NBC is just the canary in the coal mine. A lot of forces are converging now and they're not healthy for the future of broadcast. All the networks face the same future, it's just that CBS has more padding and will be the last to go.
Younger viewers are using technology to opt out of the ad-supported ecosystem entirely by using DVRs, Netflix and of course piracy to timeshift their viewing and avoid watching ads. Comedy and drama is on the path towards
House of Cards style viewing.
Not only is broadcast losing the viewers advertisers want, they're losing advertisers because (big surprise)
online advertising is increasingly more attractive to them. No more Nielsens guessing game, now advertisers can get solid feedback on exactly how effective their ads are, and use that data to negotiate better deals. Online advertising puts more power in the advertisers' hands so of course they'll prefer it.

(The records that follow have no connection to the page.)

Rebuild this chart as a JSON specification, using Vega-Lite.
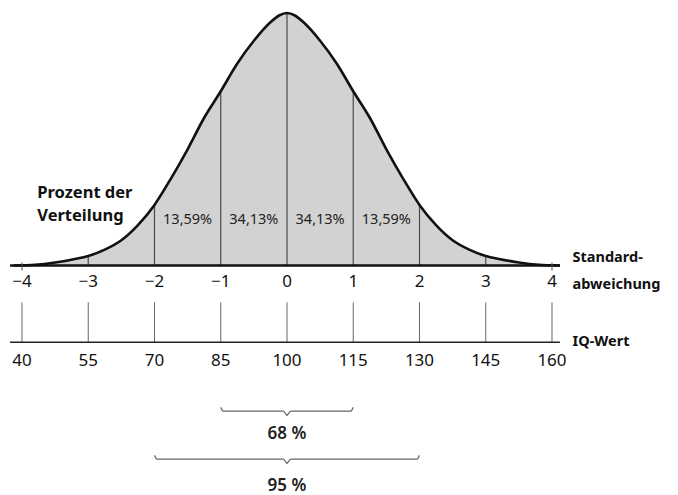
{
  "$schema": "https://vega.github.io/schema/vega-lite/v6.json",
  "width": 678,
  "height": 495,
  "autosize": {"type": "fit", "contains": "padding"},
  "padding": 0,
  "background": "white",
  "config": {"view": {"stroke": null}, "axis": {"disable": true}, "font": "Noto Sans"},
  "datasets": {
    "one": [{}],
    "curve": [
      {"sd": -4.12, "d": 0.0}, {"sd": -3.8, "d": 0.003}, {"sd": -3.5, "d": 0.012}, {"sd": -3.2, "d": 0.026},
      {"sd": -3.0, "d": 0.038}, {"sd": -2.75, "d": 0.063}, {"sd": -2.5, "d": 0.1}, {"sd": -2.25, "d": 0.16},
      {"sd": -2.0, "d": 0.24}, {"sd": -1.75, "d": 0.345}, {"sd": -1.5, "d": 0.46}, {"sd": -1.25, "d": 0.585},
      {"sd": -1.0, "d": 0.69}, {"sd": -0.75, "d": 0.8}, {"sd": -0.5, "d": 0.89}, {"sd": -0.25, "d": 0.963},
      {"sd": -0.12, "d": 0.99}, {"sd": 0.0, "d": 1.0}, {"sd": 0.12, "d": 0.99},
      {"sd": 0.25, "d": 0.963}, {"sd": 0.5, "d": 0.89}, {"sd": 0.75, "d": 0.8}, {"sd": 1.0, "d": 0.69},
      {"sd": 1.25, "d": 0.585}, {"sd": 1.5, "d": 0.46}, {"sd": 1.75, "d": 0.345}, {"sd": 2.0, "d": 0.24},
      {"sd": 2.25, "d": 0.16}, {"sd": 2.5, "d": 0.1}, {"sd": 2.75, "d": 0.063}, {"sd": 3.0, "d": 0.038},
      {"sd": 3.2, "d": 0.026}, {"sd": 3.5, "d": 0.012}, {"sd": 3.8, "d": 0.003}, {"sd": 4.12, "d": 0.0}
    ],
    "scale": [
      {"sd": -4, "sdLabel": "−4", "iq": "40", "d": 0.0},
      {"sd": -3, "sdLabel": "−3", "iq": "55", "d": 0.038},
      {"sd": -2, "sdLabel": "−2", "iq": "70", "d": 0.24},
      {"sd": -1, "sdLabel": "−1", "iq": "85", "d": 0.69},
      {"sd": 0, "sdLabel": "0", "iq": "100", "d": 1.0},
      {"sd": 1, "sdLabel": "1", "iq": "115", "d": 0.69},
      {"sd": 2, "sdLabel": "2", "iq": "130", "d": 0.24},
      {"sd": 3, "sdLabel": "3", "iq": "145", "d": 0.038},
      {"sd": 4, "sdLabel": "4", "iq": "160", "d": 0.0}
    ],
    "pct": [
      {"mid": -1.5, "label": "13,59%"},
      {"mid": -0.5, "label": "34,13%"},
      {"mid": 0.5, "label": "34,13%"},
      {"mid": 1.5, "label": "13,59%"}
    ]
  },
  "layer": [
    {
      "data": {"name": "curve"},
      "mark": {"type": "area", "fill": "#d2d2d2", "interpolate": "monotone"},
      "encoding": {
        "x": {"field": "sd", "type": "quantitative", "scale": {"domain": [-4.332, 5.902], "nice": false, "zero": false}},
        "y": {"field": "d", "type": "quantitative", "scale": {"domain": [-0.905, 1.0514], "nice": false, "zero": false}}
      }
    },
    {
      "data": {"name": "scale"},
      "transform": [{"filter": "abs(datum.sd) <= 3"}],
      "mark": {"type": "rule", "stroke": "#4a4a4a", "strokeWidth": 1.2},
      "encoding": {
        "x": {"field": "sd", "type": "quantitative"},
        "y": {"field": "d", "type": "quantitative"},
        "y2": {"datum": 0}
      }
    },
    {
      "data": {"name": "curve"},
      "mark": {"type": "line", "stroke": "#111", "strokeWidth": 2.6, "interpolate": "monotone"},
      "encoding": {
        "x": {"field": "sd", "type": "quantitative"},
        "y": {"field": "d", "type": "quantitative"}
      }
    },
    {
      "data": {"name": "one"},
      "mark": {"type": "rule", "stroke": "#111", "strokeWidth": 2.4},
      "encoding": {"x": {"datum": -4.18}, "x2": {"datum": 4.12}, "y": {"datum": 0}}
    },
    {
      "data": {"name": "scale"},
      "transform": [{"filter": "abs(datum.sd) == 4"}],
      "mark": {"type": "rule", "stroke": "#555", "strokeWidth": 1},
      "encoding": {"x": {"field": "sd", "type": "quantitative"}, "y": {"datum": 0.012}, "y2": {"datum": -0.02}}
    },
    {
      "data": {"name": "scale"},
      "mark": {"type": "text", "fontSize": 17, "baseline": "middle", "align": "center", "color": "#111"},
      "encoding": {"x": {"field": "sd", "type": "quantitative"}, "y": {"datum": -0.0672}, "text": {"field": "sdLabel"}}
    },
    {
      "data": {"name": "scale"},
      "mark": {"type": "rule", "stroke": "#666", "strokeWidth": 1},
      "encoding": {"x": {"field": "sd", "type": "quantitative"}, "y": {"datum": -0.146}, "y2": {"datum": -0.304}}
    },
    {
      "data": {"name": "one"},
      "mark": {"type": "rule", "stroke": "#222", "strokeWidth": 1.4},
      "encoding": {"x": {"datum": -4.18}, "x2": {"datum": 4.12}, "y": {"datum": -0.304}}
    },
    {
      "data": {"name": "scale"},
      "mark": {"type": "text", "fontSize": 17, "baseline": "middle", "align": "center", "color": "#111"},
      "encoding": {"x": {"field": "sd", "type": "quantitative"}, "y": {"datum": -0.379}, "text": {"field": "iq"}}
    },
    {
      "data": {"name": "pct"},
      "mark": {"type": "text", "fontSize": 14.5, "baseline": "middle", "align": "center", "color": "#222"},
      "encoding": {"x": {"field": "mid", "type": "quantitative"}, "y": {"datum": 0.182}, "text": {"field": "label"}}
    },
    {
      "data": {"name": "one"},
      "mark": {"type": "text", "text": ["Prozent der", "Verteilung"], "fontSize": 16.5, "fontWeight": "bold", "align": "left", "baseline": "middle", "lineHeight": 23, "color": "#111"},
      "encoding": {"x": {"datum": -3.77}, "y": {"datum": 0.289}}
    },
    {
      "data": {"name": "one"},
      "mark": {"type": "text", "text": ["Standard-", "abweichung"], "fontSize": 14.5, "fontWeight": "bold", "align": "left", "baseline": "middle", "lineHeight": 27, "color": "#111"},
      "encoding": {"x": {"datum": 4.31}, "y": {"datum": 0.03}}
    },
    {
      "data": {"name": "one"},
      "mark": {"type": "text", "text": "IQ-Wert", "fontSize": 14.5, "fontWeight": "bold", "align": "left", "baseline": "middle", "color": "#111"},
      "encoding": {"x": {"datum": 4.31}, "y": {"datum": -0.304}}
    },
    {
      "data": {"name": "one"},
      "mark": {"type": "rule", "stroke": "#666", "strokeWidth": 1.2},
      "encoding": {"x": {"datum": -0.97}, "x2": {"datum": -0.05}, "y": {"datum": -0.577}}
    },
    {
      "data": {"name": "one"},
      "mark": {"type": "rule", "stroke": "#666", "strokeWidth": 1.2},
      "encoding": {"x": {"datum": 0.05}, "x2": {"datum": 0.97}, "y": {"datum": -0.577}}
    },
    {
      "data": {"name": "one"},
      "mark": {"type": "rule", "stroke": "#666", "strokeWidth": 1.2},
      "encoding": {"x": {"datum": -1.0}, "x2": {"datum": -0.97}, "y": {"datum": -0.562}, "y2": {"datum": -0.577}}
    },
    {
      "data": {"name": "one"},
      "mark": {"type": "rule", "stroke": "#666", "strokeWidth": 1.2},
      "encoding": {"x": {"datum": 1.0}, "x2": {"datum": 0.97}, "y": {"datum": -0.562}, "y2": {"datum": -0.577}}
    },
    {
      "data": {"name": "one"},
      "mark": {"type": "rule", "stroke": "#666", "strokeWidth": 1.2},
      "encoding": {"x": {"datum": -0.05}, "x2": {"datum": 0}, "y": {"datum": -0.577}, "y2": {"datum": -0.595}}
    },
    {
      "data": {"name": "one"},
      "mark": {"type": "rule", "stroke": "#666", "strokeWidth": 1.2},
      "encoding": {"x": {"datum": 0.05}, "x2": {"datum": 0}, "y": {"datum": -0.577}, "y2": {"datum": -0.595}}
    },
    {
      "data": {"name": "one"},
      "mark": {"type": "text", "text": "68 %", "fontSize": 17, "fontWeight": 600, "align": "center", "baseline": "middle", "color": "#222"},
      "encoding": {"x": {"datum": 0}, "y": {"datum": -0.668}}
    },
    {
      "data": {"name": "one"},
      "mark": {"type": "rule", "stroke": "#666", "strokeWidth": 1.2},
      "encoding": {"x": {"datum": -1.97}, "x2": {"datum": -0.05}, "y": {"datum": -0.767}}
    },
    {
      "data": {"name": "one"},
      "mark": {"type": "rule", "stroke": "#666", "strokeWidth": 1.2},
      "encoding": {"x": {"datum": 0.05}, "x2": {"datum": 1.97}, "y": {"datum": -0.767}}
    },
    {
      "data": {"name": "one"},
      "mark": {"type": "rule", "stroke": "#666", "strokeWidth": 1.2},
      "encoding": {"x": {"datum": -2.0}, "x2": {"datum": -1.97}, "y": {"datum": -0.752}, "y2": {"datum": -0.767}}
    },
    {
      "data": {"name": "one"},
      "mark": {"type": "rule", "stroke": "#666", "strokeWidth": 1.2},
      "encoding": {"x": {"datum": 2.0}, "x2": {"datum": 1.97}, "y": {"datum": -0.752}, "y2": {"datum": -0.767}}
    },
    {
      "data": {"name": "one"},
      "mark": {"type": "rule", "stroke": "#666", "strokeWidth": 1.2},
      "encoding": {"x": {"datum": -0.05}, "x2": {"datum": 0}, "y": {"datum": -0.767}, "y2": {"datum": -0.785}}
    },
    {
      "data": {"name": "one"},
      "mark": {"type": "rule", "stroke": "#666", "strokeWidth": 1.2},
      "encoding": {"x": {"datum": 0.05}, "x2": {"datum": 0}, "y": {"datum": -0.767}, "y2": {"datum": -0.785}}
    },
    {
      "data": {"name": "one"},
      "mark": {"type": "text", "text": "95 %", "fontSize": 17, "fontWeight": 600, "align": "center", "baseline": "middle", "color": "#222"},
      "encoding": {"x": {"datum": 0}, "y": {"datum": -0.874}}
    }
  ]
}
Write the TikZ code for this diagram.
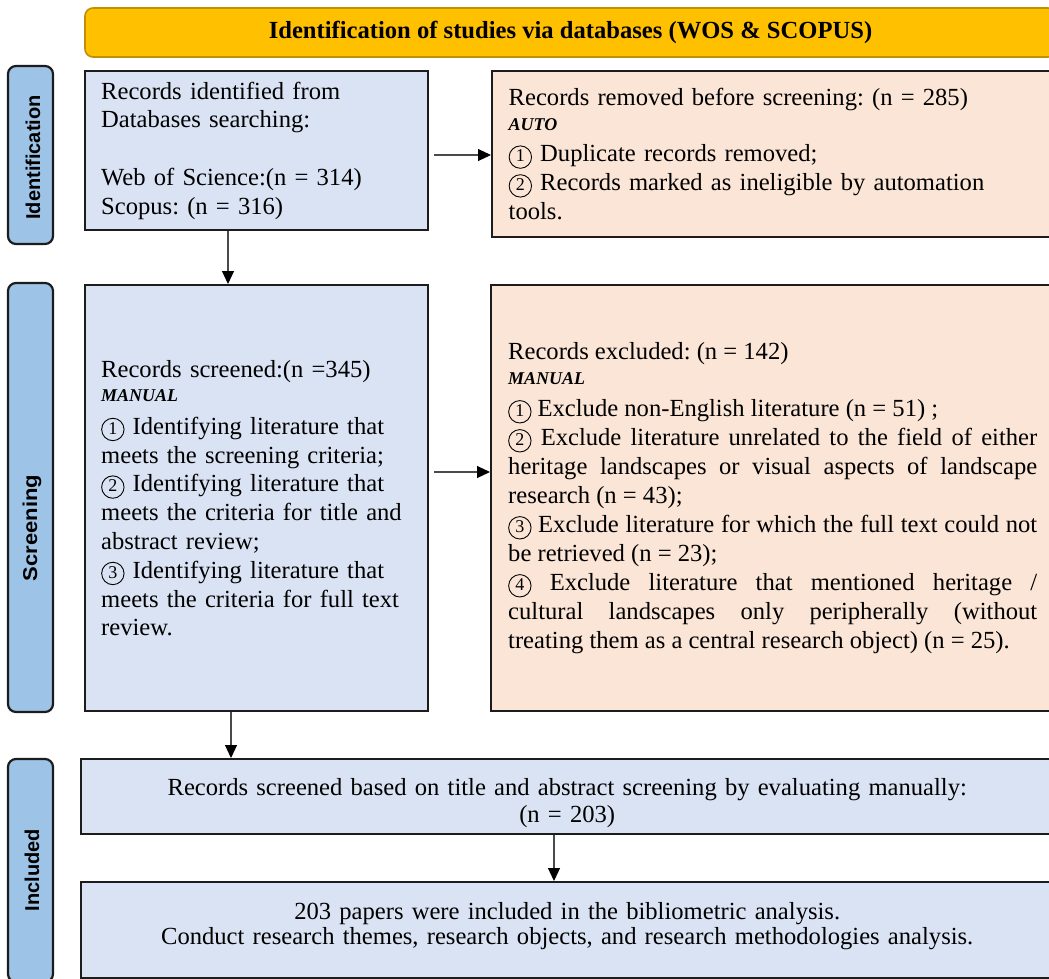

Broadcast will survive, but with the focus on live TV - news and competitions (sports, election coverage, and reality TV) - because they cannot be comfortably timeshifted.
More fun stuff:
Sharp growth in zero-TV households.
It ain't just NBC.
If fall is the television season's sink-or-swim deep end, then midseason is the kiddie pool. Fewer launches, lower ratings expectations and softer competition often pave the way for such slow-growing hits as Grey's Anatomy, The Office and, most recently, Scandal.
But nearly all of the 2012-13 midseason entries have drowned so far and, with the exception of Fox's renewed Kevin Bacon hit The Following, have done so in rather gruesome fashion.
And I'm sure the quality of the shows themselves does have something to do with falling ratings. Broadcast shows overall are just so bland, and the new pilots for next season are just more of the same. Broadcast needs to realize why
The Walking Dead, Hatfields & McCoys and
The Vikings are killing them...they aren't just the same old boring cop shows and sitcoms. The premises are distinctive enough that they grab attention as something exciting and new.
Even when you have something that could grab a following (apparently
Zero Hour was like that, given
the unusual amount of howling over its cancellation), if nobody is watching your network, they aren't seeing ads for new shows and don't know it exists. Launching on V-Day doesn't help matters either.